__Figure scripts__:
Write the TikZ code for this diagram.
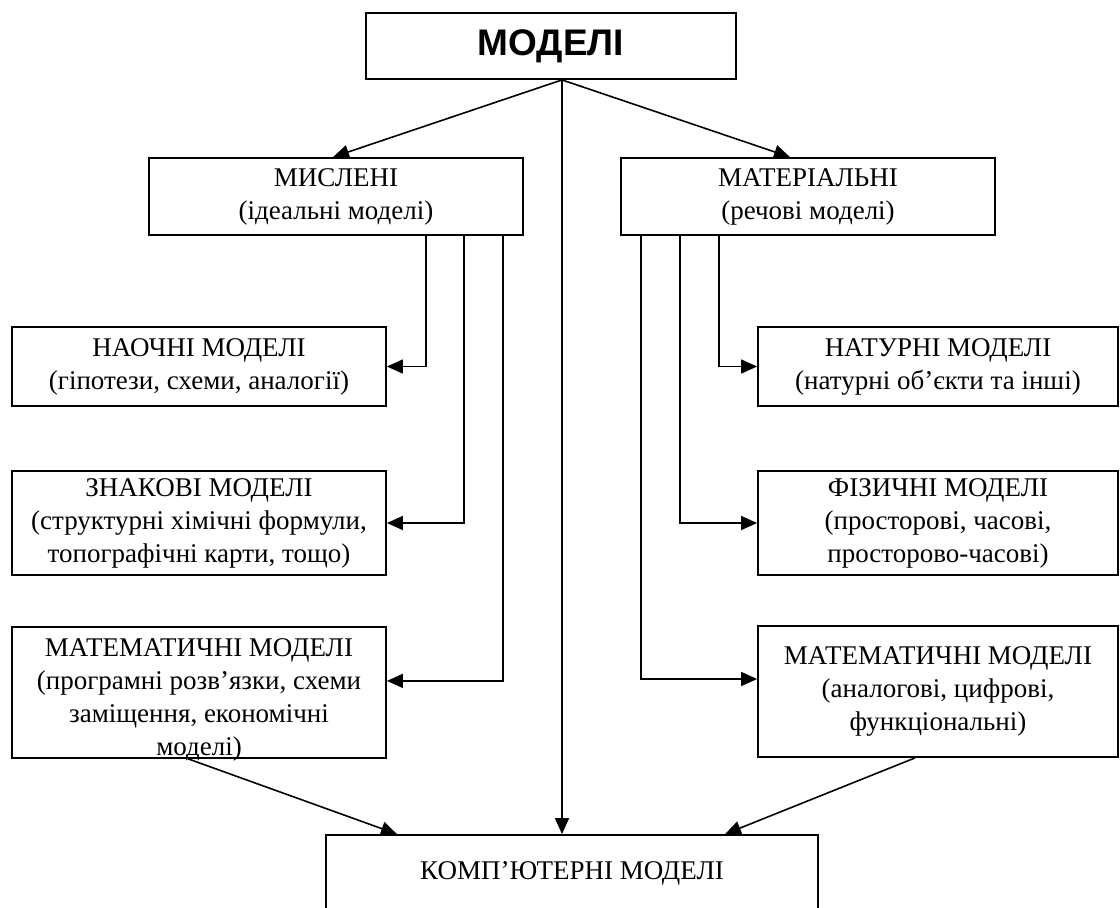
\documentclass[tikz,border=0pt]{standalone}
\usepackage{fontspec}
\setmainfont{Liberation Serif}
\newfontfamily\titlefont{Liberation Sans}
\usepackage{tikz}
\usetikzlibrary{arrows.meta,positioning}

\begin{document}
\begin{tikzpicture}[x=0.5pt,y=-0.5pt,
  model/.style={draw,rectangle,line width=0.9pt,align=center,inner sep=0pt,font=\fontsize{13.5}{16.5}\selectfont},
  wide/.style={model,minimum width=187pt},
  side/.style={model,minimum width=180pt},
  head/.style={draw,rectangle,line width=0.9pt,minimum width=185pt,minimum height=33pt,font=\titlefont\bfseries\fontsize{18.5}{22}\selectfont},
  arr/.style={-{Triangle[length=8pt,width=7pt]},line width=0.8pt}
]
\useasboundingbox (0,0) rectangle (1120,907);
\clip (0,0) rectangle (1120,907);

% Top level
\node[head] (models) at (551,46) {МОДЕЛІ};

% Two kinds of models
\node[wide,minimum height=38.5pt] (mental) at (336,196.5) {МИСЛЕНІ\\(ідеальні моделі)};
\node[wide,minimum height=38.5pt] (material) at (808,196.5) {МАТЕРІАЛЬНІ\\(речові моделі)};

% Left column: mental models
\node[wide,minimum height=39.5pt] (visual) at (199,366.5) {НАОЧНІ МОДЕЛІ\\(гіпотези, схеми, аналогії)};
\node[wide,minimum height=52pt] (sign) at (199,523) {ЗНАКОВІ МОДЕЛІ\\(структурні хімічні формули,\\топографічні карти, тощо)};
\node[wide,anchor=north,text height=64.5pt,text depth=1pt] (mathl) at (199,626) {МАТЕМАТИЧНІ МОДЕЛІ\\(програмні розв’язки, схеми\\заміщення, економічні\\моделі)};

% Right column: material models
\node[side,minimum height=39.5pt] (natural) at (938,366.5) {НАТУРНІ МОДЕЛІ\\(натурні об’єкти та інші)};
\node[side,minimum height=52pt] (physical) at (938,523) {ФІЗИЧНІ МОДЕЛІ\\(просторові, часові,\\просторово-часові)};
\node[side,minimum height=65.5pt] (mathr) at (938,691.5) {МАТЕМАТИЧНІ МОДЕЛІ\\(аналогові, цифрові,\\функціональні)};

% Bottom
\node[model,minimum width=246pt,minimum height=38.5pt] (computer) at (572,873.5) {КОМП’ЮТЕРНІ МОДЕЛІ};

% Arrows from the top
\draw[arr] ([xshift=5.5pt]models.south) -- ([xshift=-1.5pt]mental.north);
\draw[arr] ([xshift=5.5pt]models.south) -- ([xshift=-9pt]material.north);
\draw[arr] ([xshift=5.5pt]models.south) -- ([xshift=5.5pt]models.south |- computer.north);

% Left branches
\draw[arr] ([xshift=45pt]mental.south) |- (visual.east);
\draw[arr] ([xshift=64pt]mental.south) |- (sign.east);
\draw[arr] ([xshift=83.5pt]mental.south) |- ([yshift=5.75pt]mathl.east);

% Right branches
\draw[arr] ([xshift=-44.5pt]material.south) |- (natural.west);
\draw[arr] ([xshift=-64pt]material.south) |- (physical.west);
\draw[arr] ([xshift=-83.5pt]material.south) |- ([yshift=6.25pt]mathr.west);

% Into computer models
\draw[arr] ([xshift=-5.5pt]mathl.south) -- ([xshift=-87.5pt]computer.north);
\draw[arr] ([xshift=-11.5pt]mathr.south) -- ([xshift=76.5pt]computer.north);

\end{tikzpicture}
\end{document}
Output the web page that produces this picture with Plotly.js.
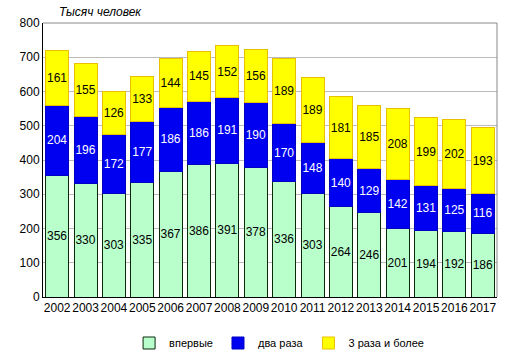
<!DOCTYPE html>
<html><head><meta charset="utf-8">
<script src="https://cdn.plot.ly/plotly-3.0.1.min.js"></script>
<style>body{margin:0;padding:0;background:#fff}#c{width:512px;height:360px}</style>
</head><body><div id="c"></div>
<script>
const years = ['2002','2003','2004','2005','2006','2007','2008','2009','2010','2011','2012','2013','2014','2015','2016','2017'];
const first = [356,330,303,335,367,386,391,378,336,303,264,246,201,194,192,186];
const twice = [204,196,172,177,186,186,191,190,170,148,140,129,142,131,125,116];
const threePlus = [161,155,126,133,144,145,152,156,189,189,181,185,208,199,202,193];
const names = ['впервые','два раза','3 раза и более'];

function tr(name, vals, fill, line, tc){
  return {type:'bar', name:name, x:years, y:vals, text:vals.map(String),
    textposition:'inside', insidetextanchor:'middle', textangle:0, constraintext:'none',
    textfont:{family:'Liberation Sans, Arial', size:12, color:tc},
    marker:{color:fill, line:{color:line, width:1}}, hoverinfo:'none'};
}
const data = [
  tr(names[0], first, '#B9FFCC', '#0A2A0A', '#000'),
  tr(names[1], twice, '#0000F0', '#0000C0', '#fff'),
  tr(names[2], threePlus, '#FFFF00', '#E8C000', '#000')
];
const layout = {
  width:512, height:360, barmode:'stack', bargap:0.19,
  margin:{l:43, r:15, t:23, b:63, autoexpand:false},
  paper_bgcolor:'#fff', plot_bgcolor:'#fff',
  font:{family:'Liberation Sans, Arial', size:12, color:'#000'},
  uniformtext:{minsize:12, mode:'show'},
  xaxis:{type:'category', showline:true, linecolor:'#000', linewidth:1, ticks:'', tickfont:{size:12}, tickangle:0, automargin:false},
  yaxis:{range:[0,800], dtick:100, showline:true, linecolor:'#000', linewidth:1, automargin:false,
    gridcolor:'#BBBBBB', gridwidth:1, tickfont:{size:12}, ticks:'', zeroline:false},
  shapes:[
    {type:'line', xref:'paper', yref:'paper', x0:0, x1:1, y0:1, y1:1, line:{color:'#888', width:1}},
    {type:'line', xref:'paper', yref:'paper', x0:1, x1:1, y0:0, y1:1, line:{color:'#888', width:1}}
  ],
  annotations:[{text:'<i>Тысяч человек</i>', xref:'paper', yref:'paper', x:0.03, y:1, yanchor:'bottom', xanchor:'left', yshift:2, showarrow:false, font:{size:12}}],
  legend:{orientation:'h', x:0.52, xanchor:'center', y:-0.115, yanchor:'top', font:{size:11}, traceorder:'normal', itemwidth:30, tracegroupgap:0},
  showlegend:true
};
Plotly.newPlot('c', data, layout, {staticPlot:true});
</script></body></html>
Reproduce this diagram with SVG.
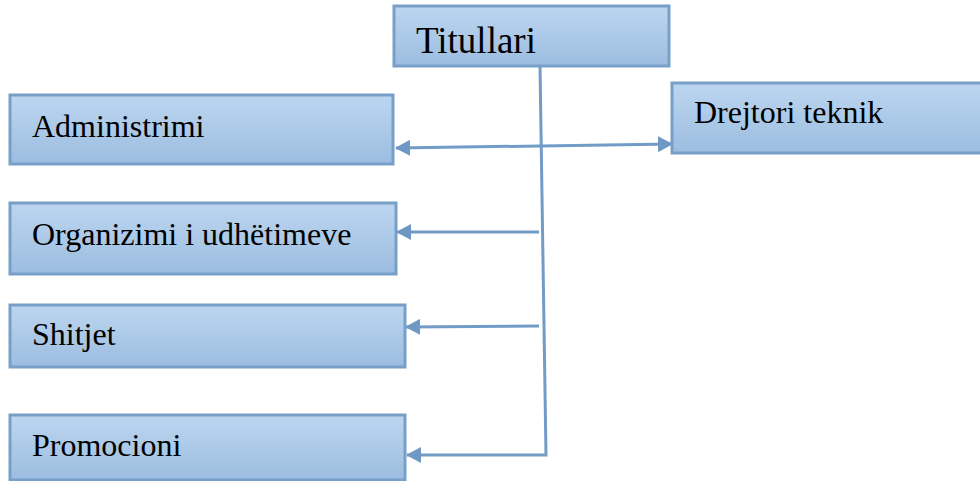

__TASK DESCRIPTION__: Copy out all the entries exactly. Images stay out of the copy.

__SOLUTION TO THIS EXERCISE__:
Write the TikZ code for this diagram.
\documentclass[tikz,border=0pt]{standalone}
\usepackage{fontspec}
\setmainfont{Liberation Serif}
\newfontfamily\titlefont{Liberation Sans}
\usepackage{tikz}
\usetikzlibrary{arrows.meta,positioning}

\begin{document}
\begin{tikzpicture}[x=0.5pt,y=-0.5pt,
  model/.style={draw,rectangle,line width=0.9pt,align=center,inner sep=0pt,font=\fontsize{13.5}{16.5}\selectfont},
  wide/.style={model,minimum width=187pt},
  side/.style={model,minimum width=180pt},
  head/.style={draw,rectangle,line width=0.9pt,minimum width=185pt,minimum height=33pt,font=\titlefont\bfseries\fontsize{18.5}{22}\selectfont},
  arr/.style={-{Triangle[length=8pt,width=7pt]},line width=0.8pt}
]
\useasboundingbox (0,0) rectangle (1120,907);
\clip (0,0) rectangle (1120,907);

% Top level
\node[head] (models) at (551,46) {МОДЕЛІ};

% Two kinds of models
\node[wide,minimum height=38.5pt] (mental) at (336,196.5) {МИСЛЕНІ\\(ідеальні моделі)};
\node[wide,minimum height=38.5pt] (material) at (808,196.5) {МАТЕРІАЛЬНІ\\(речові моделі)};

% Left column: mental models
\node[wide,minimum height=39.5pt] (visual) at (199,366.5) {НАОЧНІ МОДЕЛІ\\(гіпотези, схеми, аналогії)};
\node[wide,minimum height=52pt] (sign) at (199,523) {ЗНАКОВІ МОДЕЛІ\\(структурні хімічні формули,\\топографічні карти, тощо)};
\node[wide,anchor=north,text height=64.5pt,text depth=1pt] (mathl) at (199,626) {МАТЕМАТИЧНІ МОДЕЛІ\\(програмні розв’язки, схеми\\заміщення, економічні\\моделі)};

% Right column: material models
\node[side,minimum height=39.5pt] (natural) at (938,366.5) {НАТУРНІ МОДЕЛІ\\(натурні об’єкти та інші)};
\node[side,minimum height=52pt] (physical) at (938,523) {ФІЗИЧНІ МОДЕЛІ\\(просторові, часові,\\просторово-часові)};
\node[side,minimum height=65.5pt] (mathr) at (938,691.5) {МАТЕМАТИЧНІ МОДЕЛІ\\(аналогові, цифрові,\\функціональні)};

% Bottom
\node[model,minimum width=246pt,minimum height=38.5pt] (computer) at (572,873.5) {КОМП’ЮТЕРНІ МОДЕЛІ};

% Arrows from the top
\draw[arr] ([xshift=5.5pt]models.south) -- ([xshift=-1.5pt]mental.north);
\draw[arr] ([xshift=5.5pt]models.south) -- ([xshift=-9pt]material.north);
\draw[arr] ([xshift=5.5pt]models.south) -- ([xshift=5.5pt]models.south |- computer.north);

% Left branches
\draw[arr] ([xshift=45pt]mental.south) |- (visual.east);
\draw[arr] ([xshift=64pt]mental.south) |- (sign.east);
\draw[arr] ([xshift=83.5pt]mental.south) |- ([yshift=5.75pt]mathl.east);

% Right branches
\draw[arr] ([xshift=-44.5pt]material.south) |- (natural.west);
\draw[arr] ([xshift=-64pt]material.south) |- (physical.west);
\draw[arr] ([xshift=-83.5pt]material.south) |- ([yshift=6.25pt]mathr.west);

% Into computer models
\draw[arr] ([xshift=-5.5pt]mathl.south) -- ([xshift=-87.5pt]computer.north);
\draw[arr] ([xshift=-11.5pt]mathr.south) -- ([xshift=76.5pt]computer.north);

\end{tikzpicture}
\end{document}
Output the web page that produces this picture with Plotly.js.
<!DOCTYPE html>
<html><head><meta charset="utf-8">
<script src="https://cdn.plot.ly/plotly-3.0.1.min.js"></script>
<style>body{margin:0;padding:0;background:#fff}#c{width:512px;height:360px}</style>
</head><body><div id="c"></div>
<script>
const years = ['2002','2003','2004','2005','2006','2007','2008','2009','2010','2011','2012','2013','2014','2015','2016','2017'];
const first = [356,330,303,335,367,386,391,378,336,303,264,246,201,194,192,186];
const twice = [204,196,172,177,186,186,191,190,170,148,140,129,142,131,125,116];
const threePlus = [161,155,126,133,144,145,152,156,189,189,181,185,208,199,202,193];
const names = ['впервые','два раза','3 раза и более'];

function tr(name, vals, fill, line, tc){
  return {type:'bar', name:name, x:years, y:vals, text:vals.map(String),
    textposition:'inside', insidetextanchor:'middle', textangle:0, constraintext:'none',
    textfont:{family:'Liberation Sans, Arial', size:12, color:tc},
    marker:{color:fill, line:{color:line, width:1}}, hoverinfo:'none'};
}
const data = [
  tr(names[0], first, '#B9FFCC', '#0A2A0A', '#000'),
  tr(names[1], twice, '#0000F0', '#0000C0', '#fff'),
  tr(names[2], threePlus, '#FFFF00', '#E8C000', '#000')
];
const layout = {
  width:512, height:360, barmode:'stack', bargap:0.19,
  margin:{l:43, r:15, t:23, b:63, autoexpand:false},
  paper_bgcolor:'#fff', plot_bgcolor:'#fff',
  font:{family:'Liberation Sans, Arial', size:12, color:'#000'},
  uniformtext:{minsize:12, mode:'show'},
  xaxis:{type:'category', showline:true, linecolor:'#000', linewidth:1, ticks:'', tickfont:{size:12}, tickangle:0, automargin:false},
  yaxis:{range:[0,800], dtick:100, showline:true, linecolor:'#000', linewidth:1, automargin:false,
    gridcolor:'#BBBBBB', gridwidth:1, tickfont:{size:12}, ticks:'', zeroline:false},
  shapes:[
    {type:'line', xref:'paper', yref:'paper', x0:0, x1:1, y0:1, y1:1, line:{color:'#888', width:1}},
    {type:'line', xref:'paper', yref:'paper', x0:1, x1:1, y0:0, y1:1, line:{color:'#888', width:1}}
  ],
  annotations:[{text:'<i>Тысяч человек</i>', xref:'paper', yref:'paper', x:0.03, y:1, yanchor:'bottom', xanchor:'left', yshift:2, showarrow:false, font:{size:12}}],
  legend:{orientation:'h', x:0.52, xanchor:'center', y:-0.115, yanchor:'top', font:{size:11}, traceorder:'normal', itemwidth:30, tracegroupgap:0},
  showlegend:true
};
Plotly.newPlot('c', data, layout, {staticPlot:true});
</script></body></html>
Reproduce this diagram with SVG.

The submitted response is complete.